• DO THIS
Will you output all of the data below exactly, omitting the images?

[start]

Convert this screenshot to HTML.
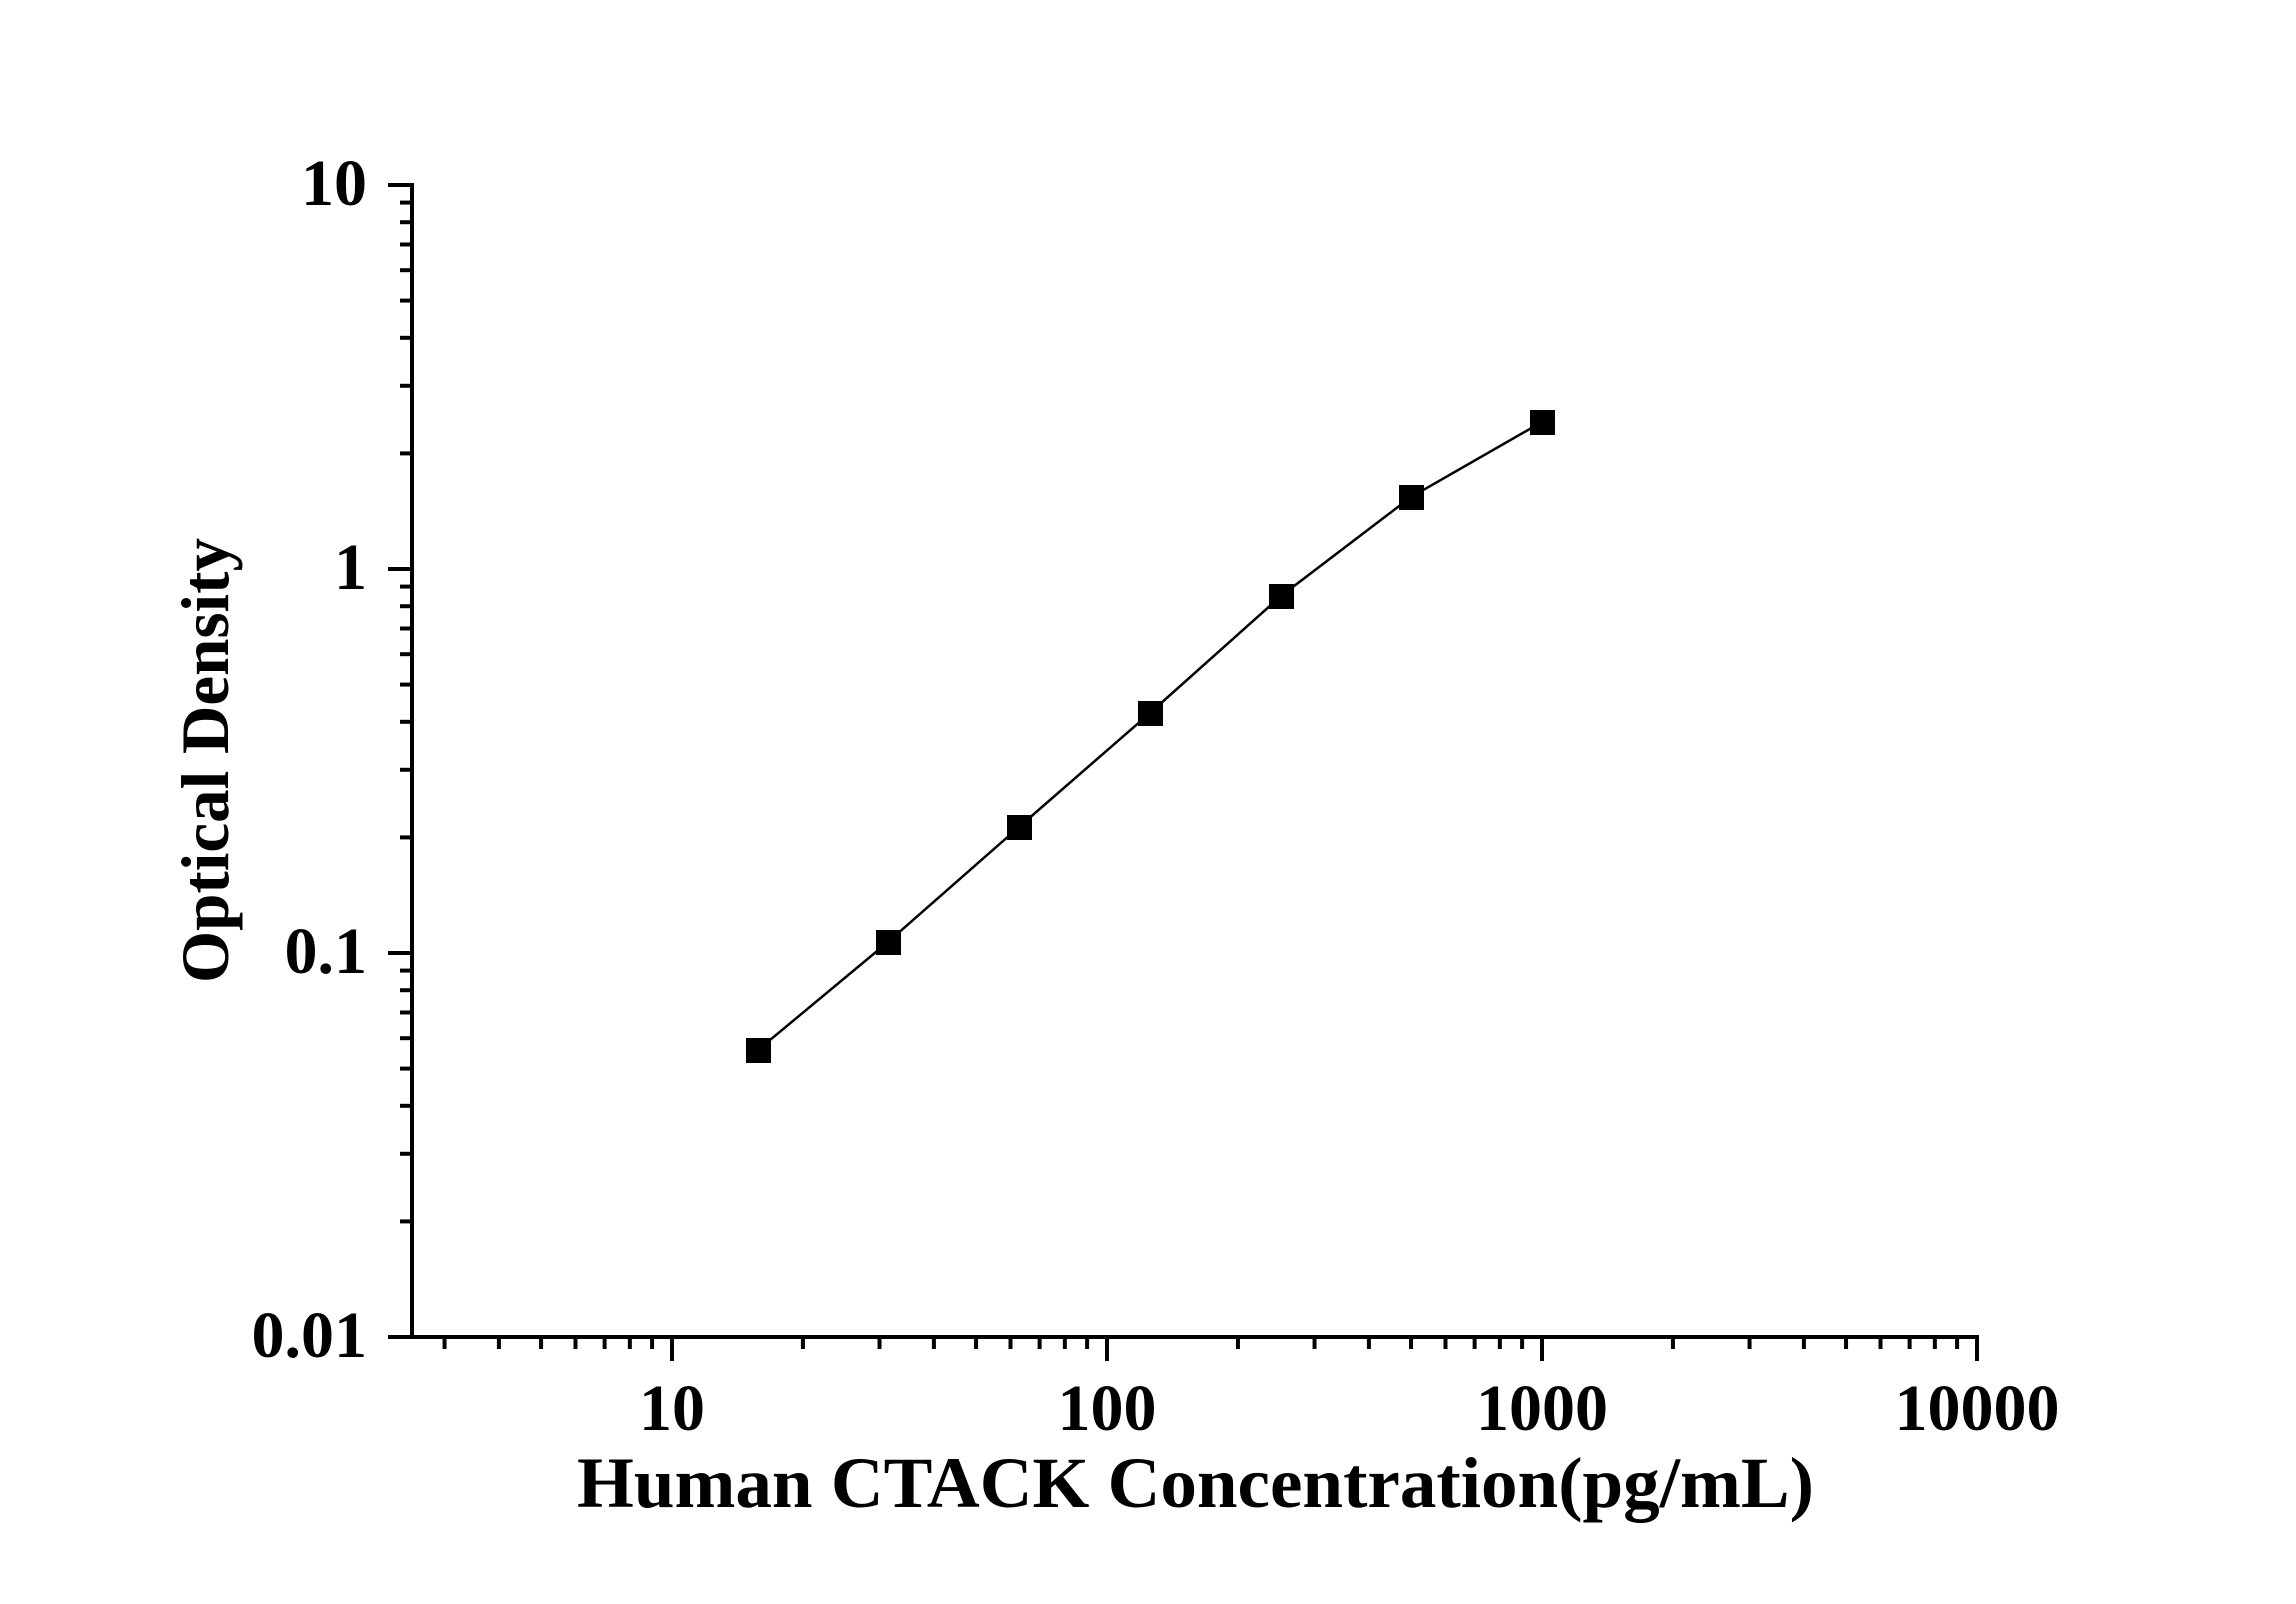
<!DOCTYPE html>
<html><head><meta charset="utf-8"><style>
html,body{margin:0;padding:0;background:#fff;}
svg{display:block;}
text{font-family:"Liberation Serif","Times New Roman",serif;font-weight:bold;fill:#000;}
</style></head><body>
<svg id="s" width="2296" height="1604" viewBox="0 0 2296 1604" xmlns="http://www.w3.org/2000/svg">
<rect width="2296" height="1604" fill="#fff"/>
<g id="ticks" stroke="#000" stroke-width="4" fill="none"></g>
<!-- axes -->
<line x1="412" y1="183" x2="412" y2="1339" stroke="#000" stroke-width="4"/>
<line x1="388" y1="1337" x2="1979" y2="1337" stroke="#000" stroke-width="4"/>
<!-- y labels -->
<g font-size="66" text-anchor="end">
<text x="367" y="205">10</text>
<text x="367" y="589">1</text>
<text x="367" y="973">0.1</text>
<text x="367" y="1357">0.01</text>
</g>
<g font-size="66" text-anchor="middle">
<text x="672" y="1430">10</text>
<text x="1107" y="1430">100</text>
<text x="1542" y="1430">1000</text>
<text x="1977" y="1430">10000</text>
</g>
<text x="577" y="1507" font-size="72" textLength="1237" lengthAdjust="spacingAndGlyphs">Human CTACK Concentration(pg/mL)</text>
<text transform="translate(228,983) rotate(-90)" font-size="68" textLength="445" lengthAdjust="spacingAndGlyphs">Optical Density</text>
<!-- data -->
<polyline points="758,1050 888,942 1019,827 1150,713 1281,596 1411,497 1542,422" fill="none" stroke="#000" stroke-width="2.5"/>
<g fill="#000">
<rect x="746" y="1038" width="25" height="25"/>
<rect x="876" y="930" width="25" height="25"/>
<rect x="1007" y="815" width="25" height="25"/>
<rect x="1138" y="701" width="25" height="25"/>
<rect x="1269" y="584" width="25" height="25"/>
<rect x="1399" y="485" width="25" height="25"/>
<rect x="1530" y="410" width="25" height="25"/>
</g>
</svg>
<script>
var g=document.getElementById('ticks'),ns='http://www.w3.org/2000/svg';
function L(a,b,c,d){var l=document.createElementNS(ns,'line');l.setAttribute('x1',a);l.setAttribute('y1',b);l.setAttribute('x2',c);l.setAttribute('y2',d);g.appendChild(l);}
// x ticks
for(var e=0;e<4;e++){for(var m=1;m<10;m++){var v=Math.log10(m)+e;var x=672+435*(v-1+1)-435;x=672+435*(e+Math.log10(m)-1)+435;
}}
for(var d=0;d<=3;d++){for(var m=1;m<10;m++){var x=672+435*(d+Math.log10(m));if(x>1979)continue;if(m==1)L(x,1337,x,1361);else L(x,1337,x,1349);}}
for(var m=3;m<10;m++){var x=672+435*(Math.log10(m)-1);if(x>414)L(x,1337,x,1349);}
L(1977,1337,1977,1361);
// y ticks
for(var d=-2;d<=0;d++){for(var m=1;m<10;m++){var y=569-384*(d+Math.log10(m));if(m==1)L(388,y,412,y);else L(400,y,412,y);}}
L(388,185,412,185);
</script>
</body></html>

[end]

• SOLUTION
Convert this screenshot to HTML.
<!DOCTYPE html>
<html><head><meta charset="utf-8"><style>
html,body{margin:0;padding:0;background:#fff;}
svg{display:block;}
text{font-family:"Liberation Serif","Times New Roman",serif;font-weight:bold;fill:#000;}
</style></head><body>
<svg id="s" width="2296" height="1604" viewBox="0 0 2296 1604" xmlns="http://www.w3.org/2000/svg">
<rect width="2296" height="1604" fill="#fff"/>
<g id="ticks" stroke="#000" stroke-width="4" fill="none"></g>
<!-- axes -->
<line x1="412" y1="183" x2="412" y2="1339" stroke="#000" stroke-width="4"/>
<line x1="388" y1="1337" x2="1979" y2="1337" stroke="#000" stroke-width="4"/>
<!-- y labels -->
<g font-size="66" text-anchor="end">
<text x="367" y="205">10</text>
<text x="367" y="589">1</text>
<text x="367" y="973">0.1</text>
<text x="367" y="1357">0.01</text>
</g>
<g font-size="66" text-anchor="middle">
<text x="672" y="1430">10</text>
<text x="1107" y="1430">100</text>
<text x="1542" y="1430">1000</text>
<text x="1977" y="1430">10000</text>
</g>
<text x="577" y="1507" font-size="72" textLength="1237" lengthAdjust="spacingAndGlyphs">Human CTACK Concentration(pg/mL)</text>
<text transform="translate(228,983) rotate(-90)" font-size="68" textLength="445" lengthAdjust="spacingAndGlyphs">Optical Density</text>
<!-- data -->
<polyline points="758,1050 888,942 1019,827 1150,713 1281,596 1411,497 1542,422" fill="none" stroke="#000" stroke-width="2.5"/>
<g fill="#000">
<rect x="746" y="1038" width="25" height="25"/>
<rect x="876" y="930" width="25" height="25"/>
<rect x="1007" y="815" width="25" height="25"/>
<rect x="1138" y="701" width="25" height="25"/>
<rect x="1269" y="584" width="25" height="25"/>
<rect x="1399" y="485" width="25" height="25"/>
<rect x="1530" y="410" width="25" height="25"/>
</g>
</svg>
<script>
var g=document.getElementById('ticks'),ns='http://www.w3.org/2000/svg';
function L(a,b,c,d){var l=document.createElementNS(ns,'line');l.setAttribute('x1',a);l.setAttribute('y1',b);l.setAttribute('x2',c);l.setAttribute('y2',d);g.appendChild(l);}
// x ticks
for(var e=0;e<4;e++){for(var m=1;m<10;m++){var v=Math.log10(m)+e;var x=672+435*(v-1+1)-435;x=672+435*(e+Math.log10(m)-1)+435;
}}
for(var d=0;d<=3;d++){for(var m=1;m<10;m++){var x=672+435*(d+Math.log10(m));if(x>1979)continue;if(m==1)L(x,1337,x,1361);else L(x,1337,x,1349);}}
for(var m=3;m<10;m++){var x=672+435*(Math.log10(m)-1);if(x>414)L(x,1337,x,1349);}
L(1977,1337,1977,1361);
// y ticks
for(var d=-2;d<=0;d++){for(var m=1;m<10;m++){var y=569-384*(d+Math.log10(m));if(m==1)L(388,y,412,y);else L(400,y,412,y);}}
L(388,185,412,185);
</script>
</body></html>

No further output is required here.